Groveport Public Service Director Brian Strayer said replaced all traffic signs along Main Street were replaced in 2021, including school zone signs. Staff consolidated and eliminated excessive signs to bring more attention to the signage in place.

“This year, replacement of all traffic signs along Wirt Road in this area are in progress,” said Strayer. “The new signs have a greater retro-reflectivity rating than the old deteriorated signs, improving visibility.”

City officials plan to add a highly visible school zone sign at the intersection of Cron Drive and Wirt Road.

City officials said a flashing school zone sign on Main Street that was damaged will be replaced, but most likely will not be in place until next school year. Also, plans are to install no U-turn signage in the area as well.
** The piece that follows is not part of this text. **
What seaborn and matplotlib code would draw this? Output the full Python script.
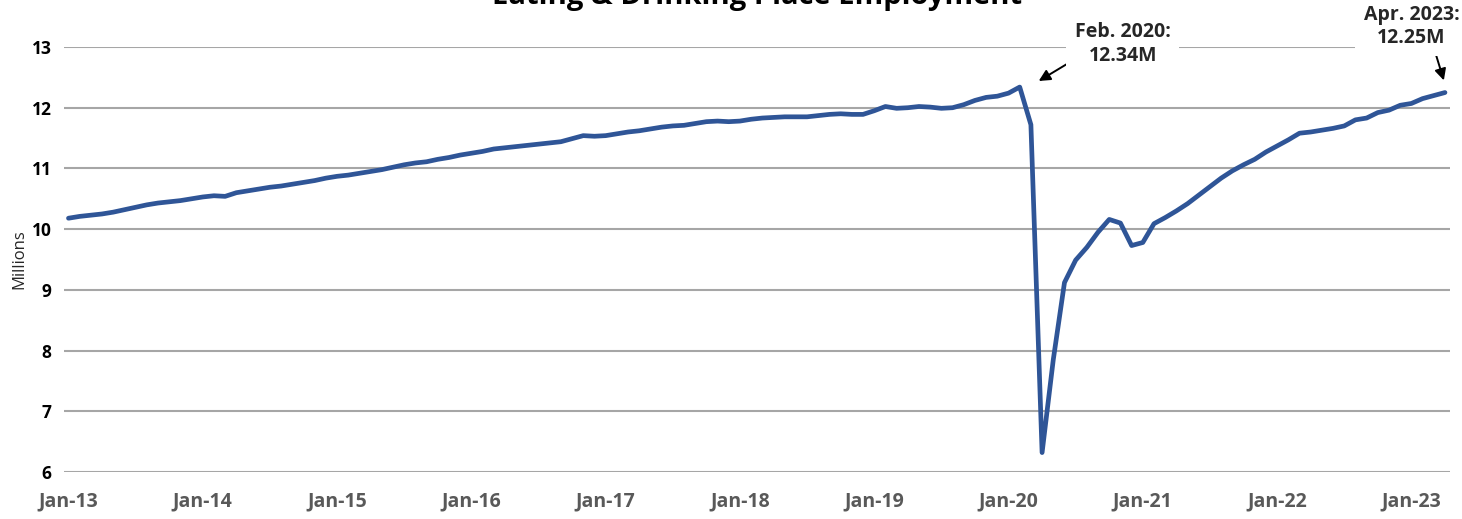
import numpy as np
import pandas as pd
import matplotlib
matplotlib.use("Agg")
import matplotlib.pyplot as plt
import seaborn as sns

# Monthly employment at eating & drinking places, millions (Jan 2013 - Apr 2023)
emp_2013 = [10.18, 10.21, 10.23, 10.25, 10.28, 10.32, 10.36, 10.40, 10.43, 10.45, 10.47, 10.50]
emp_2014 = [10.53, 10.55, 10.54, 10.60, 10.63, 10.66, 10.69, 10.71, 10.74, 10.77, 10.80, 10.84]
emp_2015 = [10.87, 10.89, 10.92, 10.95, 10.98, 11.02, 11.06, 11.09, 11.11, 11.15, 11.18, 11.22]
emp_2016 = [11.25, 11.28, 11.32, 11.34, 11.36, 11.38, 11.40, 11.42, 11.44, 11.49, 11.54, 11.53]
emp_2017 = [11.54, 11.57, 11.60, 11.62, 11.65, 11.68, 11.70, 11.71, 11.74, 11.77, 11.78, 11.77]
emp_2018 = [11.78, 11.81, 11.83, 11.84, 11.85, 11.85, 11.85, 11.87, 11.89, 11.90, 11.89, 11.89]
emp_2019 = [11.95, 12.02, 11.99, 12.00, 12.02, 12.01, 11.99, 12.00, 12.05, 12.12, 12.17, 12.19]
emp_2020 = [12.24, 12.34, 11.72, 6.32, 7.85, 9.12, 9.49, 9.70, 9.95, 10.16, 10.10, 9.73]
emp_2021 = [9.78, 10.09, 10.19, 10.30, 10.42, 10.56, 10.70, 10.84, 10.96, 11.06, 11.15, 11.27]
emp_2022 = [11.37, 11.47, 11.58, 11.60, 11.63, 11.66, 11.70, 11.80, 11.83, 11.92, 11.96, 12.04]
emp_2023 = [12.07, 12.15, 12.20, 12.25]

employment = (emp_2013 + emp_2014 + emp_2015 + emp_2016 + emp_2017 + emp_2018
              + emp_2019 + emp_2020 + emp_2021 + emp_2022 + emp_2023)
months = pd.date_range("2013-01-01", periods=len(employment), freq="MS")
y_ticks = [6, 7, 8, 9, 10, 11, 12, 13]

title = "Eating & Drinking Place Employment"
peak_month = pd.Timestamp("2020-02-01")
latest_month = pd.Timestamp("2023-04-01")

df = pd.DataFrame({"pos": np.arange(len(employment)), "month": months, "emp": employment})

sns.set_theme(style="white")
plt.rcParams["font.family"] = ["Open Sans", "DejaVu Sans"]

fig = plt.figure(figsize=(14.62, 5.19), dpi=100)
ax = fig.add_axes([64 / 1462, 1 - 472 / 519, (1450 - 64) / 1462, (472 - 47) / 519])

ax.set_ylim(6, 13)
ax.set_xlim(-0.4, len(employment) - 1 + 0.45)
ax.set_yticks(y_ticks)
ax.yaxis.grid(True, color="#A6A6A6", linewidth=1.5, zorder=0)
ax.xaxis.grid(False)
for s in ax.spines.values():
    s.set_visible(False)

sns.lineplot(data=df, x="pos", y="emp", ax=ax, color="#2F5597", linewidth=3.4, zorder=3)

jan = df[df["month"].dt.month == 1]
ax.set_xticks(jan["pos"].tolist())
ax.set_xticklabels([m.strftime("%b-%y") for m in jan["month"]],
                   fontsize=14, fontweight="bold", color="#595959")
ax.set_yticklabels([str(v) for v in y_ticks], fontsize=12.5, fontweight="bold", color="black")
ax.tick_params(axis="both", length=0)
ax.tick_params(axis="x", pad=14)
ax.tick_params(axis="y", pad=9)
ax.set_xlabel("")
ax.set_ylabel("Millions", fontsize=12, color="#262626", labelpad=3)


def callout(month):
    row = df[df["month"] == month].iloc[0]
    return row["pos"], row["emp"], f"{month.strftime('%b')}. {month.year}:\n{row['emp']:.2f}M"


box = dict(boxstyle="square,pad=0.45", fc="white", ec="none")
arrow = dict(arrowstyle="-|>", color="black", lw=1.4, mutation_scale=17, shrinkA=0, shrinkB=0)

# Pre-pandemic peak
p, v, lbl = callout(peak_month)
ax.annotate("", xy=(p + 1.7, v + 0.1), xytext=(p + 5.3, v + 0.5),
            arrowprops=arrow, annotation_clip=False, zorder=5)
ax.text(p + 9.2, v + 0.71, lbl, ha="center", va="center", fontsize=14,
        fontweight="bold", linespacing=1.25, bbox=box, zorder=6, clip_on=False)

# Latest month
p, v, lbl = callout(latest_month)
ax.annotate("", xy=(p - 0.1, v + 0.2), xytext=(p - 0.8, v + 0.62),
            arrowprops=arrow, annotation_clip=False, zorder=5)
ax.text(p - 3.0, v + 0.74, lbl, ha="center", va="bottom", fontsize=14,
        fontweight="bold", linespacing=1.2, bbox=box, zorder=6, clip_on=False)

fig.text(757 / 1462, 1 - 4 / 519, title, ha="center", va="baseline",
         fontsize=21, fontweight="bold", color="black")

fig.savefig("out.png", dpi=100, facecolor="white")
Farst said signage must be compliant with the Ohio Revised Code.

Farst noted that eliminating left turns from Wirt to Main and Main to Wirt should be studied carefully because its consequences could cause traffic problems elsewhere in the area as drivers try to find a way around such a restriction at other intersections.

“We will continue to discuss what actions could be taken to improve safety,” said King.